> [Task statement]: Extract every line where the string "chart" appears.

> [Material provided]:

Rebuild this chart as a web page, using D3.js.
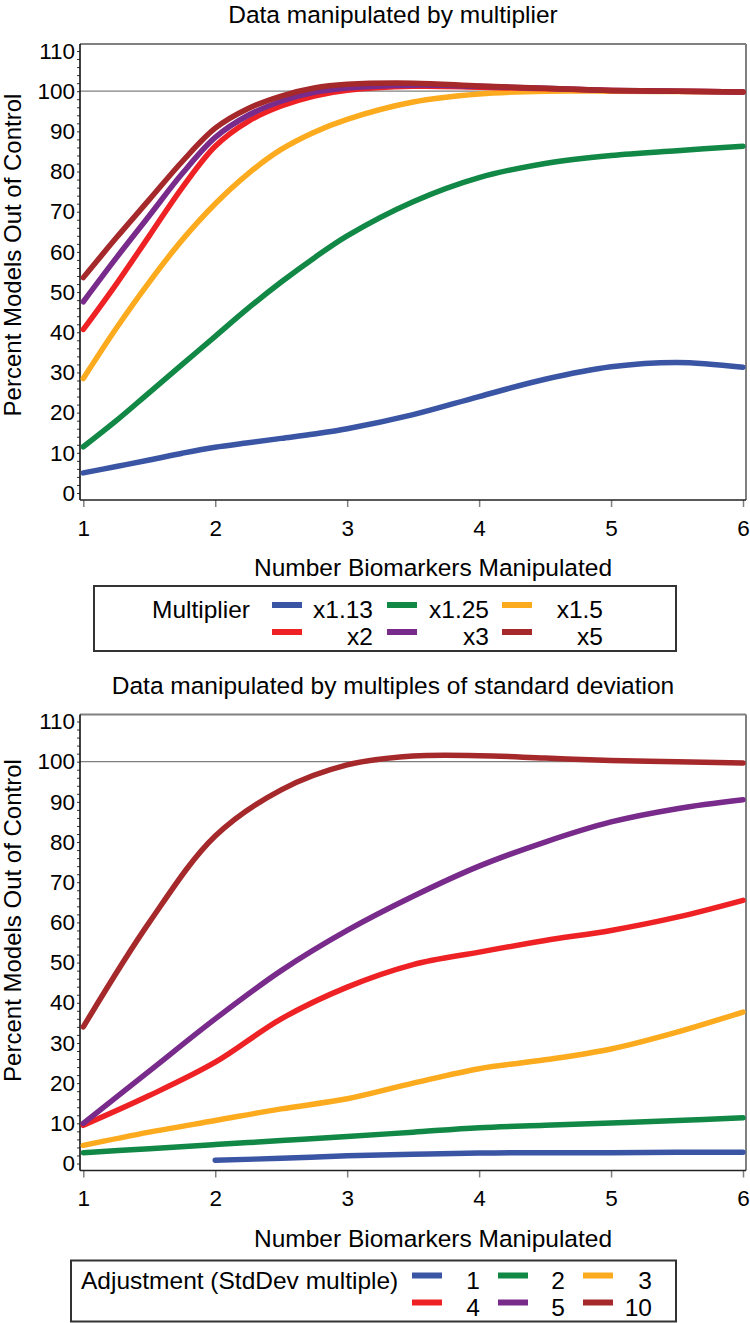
<!DOCTYPE html>
<html>
<head>
<meta charset="utf-8">
<script src="https://cdn.jsdelivr.net/npm/d3@7"></script>
<style>
  html, body { margin: 0; padding: 0; background: #fff; }
  svg { display: block; }
  text { font-family: "Liberation Sans", Arial, sans-serif; fill: #000; }
</style>
</head>
<body>
<svg id="chart" width="750" height="1323"></svg>
<script>
// ---------- DATA ----------
const xTicks = [1, 2, 3, 4, 5, 6];
const yTicks = [0, 10, 20, 30, 40, 50, 60, 70, 80, 90, 100, 110];

// Panel 1: multiplier
const multX = [1, 1.25, 1.5, 1.75, 2, 2.25, 2.5, 2.75, 3, 3.5, 4, 4.5, 5, 5.5, 6];
const multiplierLabels = ["x1.13", "x1.25", "x1.5", "x2", "x3", "x5"];
const mult113 = [5, 6.6, 8.2, 9.9, 11.4, 12.5, 13.6, 14.7, 16, 19.5, 24, 28.3, 31.4, 32.5, 31.3];
const mult125 = [11.5, 18, 25, 32, 39, 46, 52.5, 58.5, 64, 72.5, 78.5, 82, 84, 85.2, 86.3];
const mult15  = [28.5, 41, 52.5, 63, 72, 79.5, 85.5, 89.8, 93, 97.3, 99.3, 100, 100, 99.9, 99.8];
const mult2   = [40.7, 52, 64, 76, 86.3, 92.5, 96.3, 98.8, 100.2, 101.2, 101, 100.6, 100.2, 100, 99.8];
const mult3   = [47.6, 58.5, 69, 79.5, 88.5, 94, 97.5, 99.7, 100.8, 101.5, 101.2, 100.7, 100.2, 100, 99.8];
const mult5   = [53.6, 63.5, 73, 82.5, 90.8, 95.7, 98.8, 100.8, 101.7, 102, 101.3, 100.7, 100.2, 100, 99.8];

// Panel 2: StdDev multiple
const sdX = [1, 1.5, 2, 2.5, 3, 3.5, 4, 4.5, 5, 5.5, 6];
const sdLabels = ["1", "2", "3", "4", "5", "10"];
const sd1  = [null, null, 0.8, 1.3, 1.9, 2.3, 2.6, 2.7, 2.7, 2.8, 2.8];
const sd2  = [2.7, 3.7, 4.7, 5.7, 6.7, 7.8, 8.9, 9.5, 10.1, 10.7, 11.4];
const sd3  = [4.5, 7.8, 10.7, 13.6, 16.1, 20, 23.6, 25.8, 28.5, 32.7, 37.7];
const sd4  = [9.5, 16.9, 25.2, 36, 43.9, 49.5, 52.6, 55.5, 58, 61.3, 65.5];
const sd5  = [10, 23, 36, 48, 58, 66.5, 74, 80, 85, 88.3, 90.5];
const sd10 = [34, 60, 81.5, 93, 99.2, 101.4, 101.5, 100.9, 100.3, 100, 99.7];

const seriesColors = ["#3b55a5", "#118845", "#fcab1f", "#ee2225", "#782b8a", "#a5282a"];

// ---------- LAYOUT ----------
const svg = d3.select("#chart");
const FONT = '"Liberation Sans", Arial, sans-serif';

function drawPanel(cfg) {
  const g = svg.append("g").attr("transform", `translate(0,${cfg.dy})`);
  const frame = {x0: 80, x1: 746, y0: 44, y1: 500};
  const x = d3.scaleLinear().domain([1, 6]).range([83.3, 743]);
  const y = d3.scaleLinear().domain([0, 110]).range([493, 51]);

  // title
  g.append("text").attr("x", 393).attr("y", 23).attr("text-anchor", "middle")
    .style("font-size", "24.5px").text(cfg.title);

  // frame (top/right gray)
  g.append("line").attr("x1", frame.x0).attr("x2", frame.x1).attr("y1", frame.y0).attr("y2", frame.y0)
    .attr("stroke", "#808080").attr("stroke-width", 2);
  g.append("line").attr("x1", frame.x1).attr("x2", frame.x1).attr("y1", frame.y0).attr("y2", frame.y1)
    .attr("stroke", "#808080").attr("stroke-width", 2);

  // reference line at 100
  g.append("line").attr("x1", frame.x0).attr("x2", frame.x1).attr("y1", y(100)).attr("y2", y(100))
    .attr("stroke", "#808080").attr("stroke-width", 1.2);

  // y axis
  const yAxis = d3.axisLeft(y).tickValues(yTicks).tickSize(3).tickPadding(2).tickFormat(d3.format("d"));
  const ya = g.append("g").attr("transform", `translate(${frame.x0},0)`).call(yAxis);
  ya.select(".domain").remove();
  ya.selectAll(".tick line").attr("stroke", "#333");
  ya.selectAll("text").style("font-family", FONT).style("font-size", "22.5px").attr("fill", "#000");
  // minor ticks
  const yMinor = d3.axisLeft(y).tickValues(d3.range(0, 111, 2).filter(v => v % 10 !== 0)).tickSize(3).tickFormat("");
  const ym = g.append("g").attr("transform", `translate(${frame.x0},0)`).call(yMinor);
  ym.select(".domain").remove();
  ym.selectAll(".tick line").attr("stroke", "#333");
  g.append("line").attr("x1", frame.x0).attr("x2", frame.x0).attr("y1", frame.y0).attr("y2", frame.y1)
    .attr("stroke", "#111").attr("stroke-width", 1.6);

  // x axis
  const xAxis = d3.axisBottom(x).tickValues(xTicks).tickSize(7).tickPadding(13).tickFormat(d3.format("d"));
  const xa = g.append("g").attr("transform", `translate(0,${frame.y1})`).call(xAxis);
  xa.select(".domain").remove();
  xa.selectAll(".tick line").attr("stroke", "#808080").attr("stroke-width", 1.5);
  xa.selectAll("text").style("font-family", FONT).style("font-size", "22.5px").attr("fill", "#000");
  g.append("line").attr("x1", frame.x0).attr("x2", frame.x1).attr("y1", frame.y1).attr("y2", frame.y1)
    .attr("stroke", "#222").attr("stroke-width", 1.6);

  // axis titles
  g.append("text").attr("x", 433).attr("y", 576).attr("text-anchor", "middle")
    .style("font-size", "24.5px").text("Number Biomarkers Manipulated");
  g.append("text").attr("transform", `translate(21,${cfg.yTitleY}) rotate(-90)`).attr("text-anchor", "middle")
    .style("font-size", "24px").text("Percent Models Out of Control");

  // lines
  const line = d3.line()
    .defined(d => d[1] !== null)
    .x(d => x(d[0])).y(d => y(d[1]))
    .curve(d3.curveCatmullRom.alpha(0.5));
  cfg.series.forEach((s, i) => {
    g.append("path")
      .datum(cfg.xs.map((xv, j) => [xv, s[j]]))
      .attr("d", line)
      .attr("fill", "none")
      .attr("stroke", seriesColors[i])
      .attr("stroke-width", 5.5)
      .attr("stroke-linecap", "round")
      .attr("stroke-linejoin", "round");
  });

  // legend
  const L = cfg.legend;
  g.append("rect").attr("x", L.x0).attr("y", L.y0).attr("width", L.x1 - L.x0).attr("height", L.y1 - L.y0)
    .attr("fill", "#fff").attr("stroke", "#333").attr("stroke-width", 2);
  g.append("text").attr("x", L.titleX).attr("y", L.row1 + 9).style("font-size", "24.5px").text(L.title);
  cfg.labels.forEach((lab, i) => {
    const col = i % 3, row = Math.floor(i / 3);
    const sx = L.swX[col];
    const ry = row === 0 ? L.row1 : L.row2;
    g.append("line").attr("x1", sx).attr("x2", sx + 30).attr("y1", ry - 4).attr("y2", ry - 4)
      .attr("stroke", seriesColors[i]).attr("stroke-width", 6);
    g.append("text").attr("x", L.txtX[col]).attr("y", ry + 9).attr("text-anchor", "end")
      .style("font-size", "24.5px").text(lab);
  });
}

drawPanel({
  dy: 0,
  title: "Data manipulated by multiplier",
  yTitleY: 255,
  xs: multX,
  series: [mult113, mult125, mult15, mult2, mult3, mult5],
  labels: multiplierLabels,
  legend: {x0: 94, x1: 676, y0: 586, y1: 651, titleX: 152, title: "Multiplier",
           row1: 609, row2: 636, swX: [272, 387, 502], txtX: [373, 489, 603]}
});

drawPanel({
  dy: 670.5,
  title: "Data manipulated by multiples of standard deviation",
  yTitleY: 250,
  xs: sdX,
  series: [sd1, sd2, sd3, sd4, sd5, sd10],
  labels: sdLabels,
  legend: {x0: 71, x1: 676, y0: 590, y1: 651, titleX: 81, title: "Adjustment (StdDev multiple)",
           row1: 609, row2: 636, swX: [412, 498, 583], txtX: [480, 565, 652]}
});
</script>
</body>
</html>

> [Solution]:
Rebuild this chart as a web page, using D3.js.
<svg id="chart" width="750" height="1323"></svg>
const svg = d3.select("#chart");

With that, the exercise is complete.